Congo Court Confirms Tshisekedi as President; Rival Disputes
(Bloomberg) -- Democratic Republic of Congo’s Constitutional Court confirmed opposition leader Felix Tshiskedi as the next president, while rival Martin Fayulu rejected the ruling and declared himself the rightful head of state.
The court judgment in the early hours of Sunday in Kinshasa, the capital, clears the way for the first transfer of power via the ballot box in the cobalt- and copper-rich nation since it gained independence from Belgium almost six decades ago. It also places the country on a collision course with the African Union, which had called for a suspension of the proclamation of Tshisekedi’s victory because of doubts about the veracity of the results.
Fayulu challenged the outcome of the Dec. 30 vote after Congo’s Catholic bishops said the electoral commission’s tally didn’t reflect the findings of its nationwide observer mission. Leaked troves of near matching voting data show three times more people voted for Fayulu than Tshiskedi, according to the New York-based Congo Research Group. Tshisekedi won the poll with 39 percent, the electoral commission said on Jan. 10, while Fayulu had 35 percent.
“The Constitutional Court just validated the false provisional results of the presidential election,” Fayulu told reporters after the ruling, calling for peaceful protests across Congo. “From now on I consider myself the sole legitimate president of the Democratic Republic of Congo.”
Tshisekedi, 55, leads Congo’s largest opposition party and is scheduled to be inaugurated on Jan. 22. His ascension to power will bring an end to the 18-year rule of President Joseph Kabila, whose tenure was marred by a controversial 2011 reelection, violent crackdowns on opposition supporters and allegations that he used his position to expand his family’s business interests.

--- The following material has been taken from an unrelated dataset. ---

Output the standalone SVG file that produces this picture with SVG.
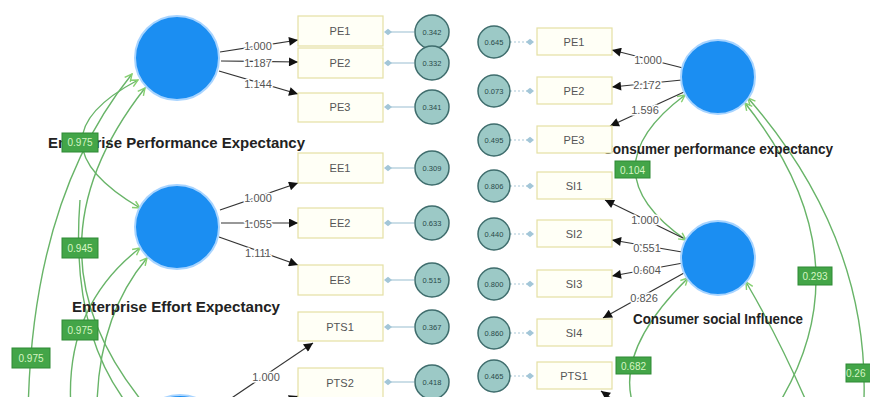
<svg xmlns="http://www.w3.org/2000/svg" width="870" height="397" viewBox="0 0 870 397">
<style>
.bg{fill:#ffffff}
.lat{fill:#1b8ef2;stroke:#a8d4ff;stroke-width:2}
.box{fill:#fffff6;stroke:#e4e0a4;stroke-width:1.2}
.bt{font-family:"Liberation Sans",Arial,sans-serif;font-size:11px;fill:#555;text-anchor:middle}
.err{fill:#9cc9c6;stroke:#3f6d6d;stroke-width:1.5}
.et{font-family:"Liberation Sans",Arial,sans-serif;font-size:7.5px;fill:#2b4a4a;text-anchor:middle}
.eline{stroke:#a9c8d8;stroke-width:1.2;fill:none}
.edot{stroke:#a9c8d8;stroke-width:1.2;fill:none;stroke-dasharray:2 2}
.ld{stroke:#333;stroke-width:1.2;fill:none}
.lt{font-family:"Liberation Sans",Arial,sans-serif;font-size:11px;fill:#555;text-anchor:middle;stroke:#fff;stroke-width:3;paint-order:stroke;stroke-linejoin:round}
.cv{stroke:#68b468;stroke-width:1.4;fill:none}
.gb{fill:#43a548;stroke:#2f8a35;stroke-width:1}
.gt{font-family:"Liberation Sans",Arial,sans-serif;font-size:10px;fill:#d6f5c4;text-anchor:middle}
.nm{font-family:"Liberation Sans",Arial,sans-serif;font-size:14px;font-weight:bold;fill:#222}
</style>
<defs>
<marker id="ab" viewBox="0 0 10 10" refX="10" refY="5" markerWidth="11" markerHeight="9" markerUnits="userSpaceOnUse" orient="auto"><path d="M0,0 L10,5 L0,10 z" fill="#111"/></marker>
<marker id="ag" viewBox="0 0 10 10" refX="9" refY="5" markerWidth="9" markerHeight="9" markerUnits="userSpaceOnUse" orient="auto-start-reverse"><path d="M1,1 L9,5 L1,9" fill="none" stroke="#86d070" stroke-width="1.6"/></marker>
<marker id="dm" viewBox="0 0 10 10" refX="5" refY="5" markerWidth="8" markerHeight="8" markerUnits="userSpaceOnUse" orient="auto"><path d="M0,5 L5,1 L10,5 L5,9 z" fill="#a3c6d8"/></marker>
</defs>
<rect class="bg" x="0" y="0" width="870" height="397"/>

<g id="connectors">
  <path class="cv" d="M138,80 Q25,140 140,208" marker-start="url(#ag)" marker-end="url(#ag)"/>
  <path class="cv" d="M145,88 Q18,250 145,405" marker-start="url(#ag)"/>
  <path class="cv" d="M132,74 Q30,200 28,420" marker-start="url(#ag)"/>
  <path class="cv" d="M140,248 Q60,310 72,420" marker-start="url(#ag)"/>
  <path class="cv" d="M147,258 Q95,320 97,420" marker-start="url(#ag)"/>
  <path class="cv" d="M80,200 Q70,330 128,405"/>
  <path class="cv" d="M685,95 Q585,170 686,240" marker-start="url(#ag)" marker-end="url(#ag)"/>
  <path class="cv" d="M745,103 Q870,260 775,410" marker-start="url(#ag)"/>
  <path class="cv" d="M748,98 Q880,250 862,430" marker-start="url(#ag)"/>
  <path class="cv" d="M688,278 Q605,360 640,420" marker-start="url(#ag)"/>
  <path class="cv" d="M746,282 Q780,340 810,410" marker-start="url(#ag)"/>

  <line class="ld" x1="220" y1="52" x2="298" y2="40" marker-end="url(#ab)"/>
  <line class="ld" x1="221" y1="61" x2="298" y2="62" marker-end="url(#ab)"/>
  <line class="ld" x1="219" y1="71" x2="298" y2="94" marker-end="url(#ab)"/>
  <line class="ld" x1="220" y1="210" x2="298" y2="183" marker-end="url(#ab)"/>
  <line class="ld" x1="221" y1="223" x2="298" y2="223" marker-end="url(#ab)"/>
  <line class="ld" x1="219" y1="237" x2="298" y2="265" marker-end="url(#ab)"/>
  <line class="ld" x1="205" y1="416" x2="313" y2="343" marker-end="url(#ab)"/>
  <line class="ld" x1="215" y1="430" x2="298" y2="396" marker-end="url(#ab)"/>
  <line class="ld" x1="683" y1="68" x2="612" y2="50" marker-end="url(#ab)"/>
  <line class="ld" x1="682" y1="80" x2="612" y2="87" marker-end="url(#ab)"/>
  <line class="ld" x1="684" y1="92" x2="610" y2="126" marker-end="url(#ab)"/>
  <line class="ld" x1="683" y1="238" x2="605" y2="200" marker-end="url(#ab)"/>
  <line class="ld" x1="682" y1="252" x2="612" y2="240" marker-end="url(#ab)"/>
  <line class="ld" x1="683" y1="263" x2="612" y2="276" marker-end="url(#ab)"/>
  <line class="ld" x1="684" y1="273" x2="603" y2="318" marker-end="url(#ab)"/>
  <line class="ld" x1="630" y1="412" x2="601" y2="391" marker-end="url(#ab)"/>

  <line class="eline" x1="414" y1="32" x2="388" y2="32" marker-end="url(#dm)"/>
  <line class="eline" x1="414" y1="63" x2="388" y2="63" marker-end="url(#dm)"/>
  <line class="eline" x1="414" y1="107" x2="388" y2="107" marker-end="url(#dm)"/>
  <line class="eline" x1="414" y1="168" x2="388" y2="168" marker-end="url(#dm)"/>
  <line class="eline" x1="414" y1="223" x2="388" y2="223" marker-end="url(#dm)"/>
  <line class="eline" x1="414" y1="280" x2="388" y2="280" marker-end="url(#dm)"/>
  <line class="eline" x1="414" y1="327" x2="388" y2="327" marker-end="url(#dm)"/>
  <line class="eline" x1="414" y1="382" x2="388" y2="382" marker-end="url(#dm)"/>
  <line class="edot" x1="510" y1="42" x2="530" y2="42" marker-end="url(#dm)"/>
  <line class="edot" x1="510" y1="91" x2="530" y2="91" marker-end="url(#dm)"/>
  <line class="edot" x1="510" y1="140" x2="530" y2="140" marker-end="url(#dm)"/>
  <line class="edot" x1="510" y1="186" x2="530" y2="186" marker-end="url(#dm)"/>
  <line class="edot" x1="510" y1="234" x2="530" y2="234" marker-end="url(#dm)"/>
  <line class="edot" x1="510" y1="284" x2="530" y2="284" marker-end="url(#dm)"/>
  <line class="edot" x1="510" y1="333" x2="530" y2="333" marker-end="url(#dm)"/>
  <line class="edot" x1="510" y1="376" x2="530" y2="376" marker-end="url(#dm)"/>

  <text class="lt" x="258" y="50">1.000</text>
  <text class="lt" x="258" y="67">1.187</text>
  <text class="lt" x="258" y="88">1.144</text>
  <text class="lt" x="258" y="202">1.000</text>
  <text class="lt" x="258" y="228">1.055</text>
  <text class="lt" x="258" y="257">1.111</text>
  <text class="lt" x="266" y="381">1.000</text>
  <text class="lt" x="648" y="64">1.000</text>
  <text class="lt" x="647" y="89">2.172</text>
  <text class="lt" x="645" y="114">1.596</text>
  <text class="lt" x="645" y="224">1.000</text>
  <text class="lt" x="647" y="252">0.551</text>
  <text class="lt" x="647" y="274">0.604</text>
  <text class="lt" x="644" y="302">0.826</text>
</g>

<g id="lat-epe"><circle class="lat" cx="177" cy="58" r="42"/><text class="nm" x="48" y="148" textLength="257" lengthAdjust="spacingAndGlyphs">Enterprise Performance Expectancy</text></g>
<g id="lat-eee"><circle class="lat" cx="177" cy="227" r="42"/><text class="nm" x="72" y="312" textLength="208" lengthAdjust="spacingAndGlyphs">Enterprise Effort Expectancy</text></g>
<g id="lat-ept"><circle class="lat" cx="180" cy="438" r="43"/></g>
<g id="lat-cpe"><circle class="lat" cx="718" cy="77" r="37"/><text class="nm" x="603" y="154" textLength="230" lengthAdjust="spacingAndGlyphs">Consumer performance expectancy</text></g>
<g id="lat-csi"><circle class="lat" cx="718" cy="258" r="37"/><text class="nm" x="633" y="324" textLength="170" lengthAdjust="spacingAndGlyphs">Consumer social Influence</text></g>

<g id="ind-pe1"><rect class="box" x="298" y="16" width="85" height="30"/><text class="bt" x="340" y="35">PE1</text></g>
<g id="ind-pe2"><rect class="box" x="298" y="48" width="85" height="30"/><text class="bt" x="340" y="67">PE2</text></g>
<g id="ind-pe3"><rect class="box" x="298" y="93" width="85" height="29"/><text class="bt" x="340" y="111">PE3</text></g>
<g id="ind-ee1"><rect class="box" x="298" y="153" width="85" height="30"/><text class="bt" x="340" y="172">EE1</text></g>
<g id="ind-ee2"><rect class="box" x="298" y="208" width="85" height="30"/><text class="bt" x="340" y="227">EE2</text></g>
<g id="ind-ee3"><rect class="box" x="298" y="265" width="85" height="30"/><text class="bt" x="340" y="284">EE3</text></g>
<g id="ind-pts1"><rect class="box" x="298" y="312" width="85" height="29"/><text class="bt" x="340" y="331">PTS1</text></g>
<g id="ind-pts2"><rect class="box" x="298" y="368" width="85" height="30"/><text class="bt" x="340" y="387">PTS2</text></g>

<g id="err-l1"><circle class="err" cx="432" cy="32" r="17"/><text class="et" x="432" y="34.7">0.342</text></g>
<g id="err-l2"><circle class="err" cx="432" cy="63" r="17"/><text class="et" x="432" y="65.7">0.332</text></g>
<g id="err-l3"><circle class="err" cx="432" cy="107" r="17"/><text class="et" x="432" y="109.7">0.341</text></g>
<g id="err-l4"><circle class="err" cx="432" cy="168" r="17"/><text class="et" x="432" y="170.7">0.309</text></g>
<g id="err-l5"><circle class="err" cx="432" cy="223" r="17"/><text class="et" x="432" y="225.7">0.633</text></g>
<g id="err-l6"><circle class="err" cx="432" cy="280" r="17"/><text class="et" x="432" y="282.7">0.515</text></g>
<g id="err-l7"><circle class="err" cx="432" cy="327" r="17"/><text class="et" x="432" y="329.7">0.367</text></g>
<g id="err-l8"><circle class="err" cx="432" cy="382" r="17"/><text class="et" x="432" y="384.7">0.418</text></g>

<g id="ind-cpe1"><rect class="box" x="537" y="28" width="75" height="27"/><text class="bt" x="574" y="46">PE1</text></g>
<g id="ind-cpe2"><rect class="box" x="537" y="77" width="75" height="27"/><text class="bt" x="574" y="95">PE2</text></g>
<g id="ind-cpe3"><rect class="box" x="537" y="126" width="75" height="27"/><text class="bt" x="574" y="144">PE3</text></g>
<g id="ind-si1"><rect class="box" x="537" y="172" width="75" height="27"/><text class="bt" x="574" y="190">SI1</text></g>
<g id="ind-si2"><rect class="box" x="537" y="220" width="75" height="27"/><text class="bt" x="574" y="238">SI2</text></g>
<g id="ind-si3"><rect class="box" x="537" y="270" width="75" height="27"/><text class="bt" x="574" y="288">SI3</text></g>
<g id="ind-si4"><rect class="box" x="537" y="319" width="75" height="27"/><text class="bt" x="574" y="337">SI4</text></g>
<g id="ind-cpts1"><rect class="box" x="537" y="362" width="75" height="27"/><text class="bt" x="574" y="380">PTS1</text></g>

<g id="err-r1"><circle class="err" cx="494" cy="42" r="16"/><text class="et" x="494" y="44.7">0.645</text></g>
<g id="err-r2"><circle class="err" cx="494" cy="91" r="16"/><text class="et" x="494" y="93.7">0.073</text></g>
<g id="err-r3"><circle class="err" cx="494" cy="140" r="16"/><text class="et" x="494" y="142.7">0.495</text></g>
<g id="err-r4"><circle class="err" cx="494" cy="186" r="16"/><text class="et" x="494" y="188.7">0.806</text></g>
<g id="err-r5"><circle class="err" cx="494" cy="234" r="16"/><text class="et" x="494" y="236.7">0.440</text></g>
<g id="err-r6"><circle class="err" cx="494" cy="284" r="16"/><text class="et" x="494" y="286.7">0.800</text></g>
<g id="err-r7"><circle class="err" cx="494" cy="333" r="16"/><text class="et" x="494" y="335.7">0.860</text></g>
<g id="err-r8"><circle class="err" cx="494" cy="376" r="16"/><text class="et" x="494" y="378.7">0.465</text></g>

<g id="cov-labels">
  <rect class="gb" x="62" y="133" width="36" height="19"/><text class="gt" x="80" y="146">0.975</text>
  <rect class="gb" x="62" y="238" width="36" height="20"/><text class="gt" x="80" y="252">0.945</text>
  <rect class="gb" x="62" y="320" width="36" height="20"/><text class="gt" x="80" y="334">0.975</text>
  <rect class="gb" x="12" y="348" width="38" height="20"/><text class="gt" x="31" y="362">0.975</text>
  <rect class="gb" x="615" y="161" width="35" height="17"/><text class="gt" x="632.5" y="173.5">0.104</text>
  <rect class="gb" x="798" y="267" width="34" height="18"/><text class="gt" x="815" y="280">0.293</text>
  <rect class="gb" x="846" y="364" width="36" height="18"/><text class="gt" x="846" y="377" style="text-anchor:start">0.26</text>
  <rect class="gb" x="616" y="357" width="35" height="17"/><text class="gt" x="633.5" y="369.5">0.682</text>
</g>
</svg>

Fayulu had said Tshisekedi and Kabila struck a secret agreement following the vote to deprive him of the presidency -- a charge denied by both camps. Kabila’s anointed successor, Emmanuel Ramazani Shadary, came a distant third in the poll, while Fayulu, heading a second opposition alliance, was backed by Moise Katumbi and Jean-Pierre Bemba, two of Kabila’s biggest adversaries. The outgoing president was barred by the constitution from seeking a third term.
Despite Shadary’s poor performance, Kabila’s ruling coalition, the Common Front for Congo, won a large majority in the National Assembly, posing a challenge to the new president.
The African Union on Thursday unexpectedly criticized Congo’s handling of the vote, saying it had “serious doubts” about the accuracy of the official tally and asking the nation to hold off finalizing the results. The continental body on Sunday canceled plans to send a high-level delegation to Congo on Monday after the government rejected its call to hold off validating the results, according to an organization official familiar with the change of plans.
The Southern African Development Community adopted a more welcoming tone, signaling the continent’s reaction to Tshisekedi’s victory was mixed. The 16-member regional bloc congratulated the president-elect and called “upon all Congolese to accept the outcome" in a statement issued on Sunday.
The Constitutional Court rejected Fayulu’s challenge, and another by a second unsuccessful candidate Theodore Ngoy.
The scion of long-time opposition leader Etienne Tshisekedi, who died two years ago, Tshisekedi campaigned on pledges to clamp down on rampant corruption, enhance security and promote development. He also gave strong indications that he wouldn’t pursue investigations of Kabila or members of the current government
“This is a sovereign decision by the Constitutional Court, which grants us a democratic handover in a country which has suffered a long time," Vidiye Tshimanga, Tshisekedi’s spokesman, said by phone after the announcement. “Thanks to the Congolese people who mobilized and applied the necessary pressure, President Felix Tshisekedi can represent our population.”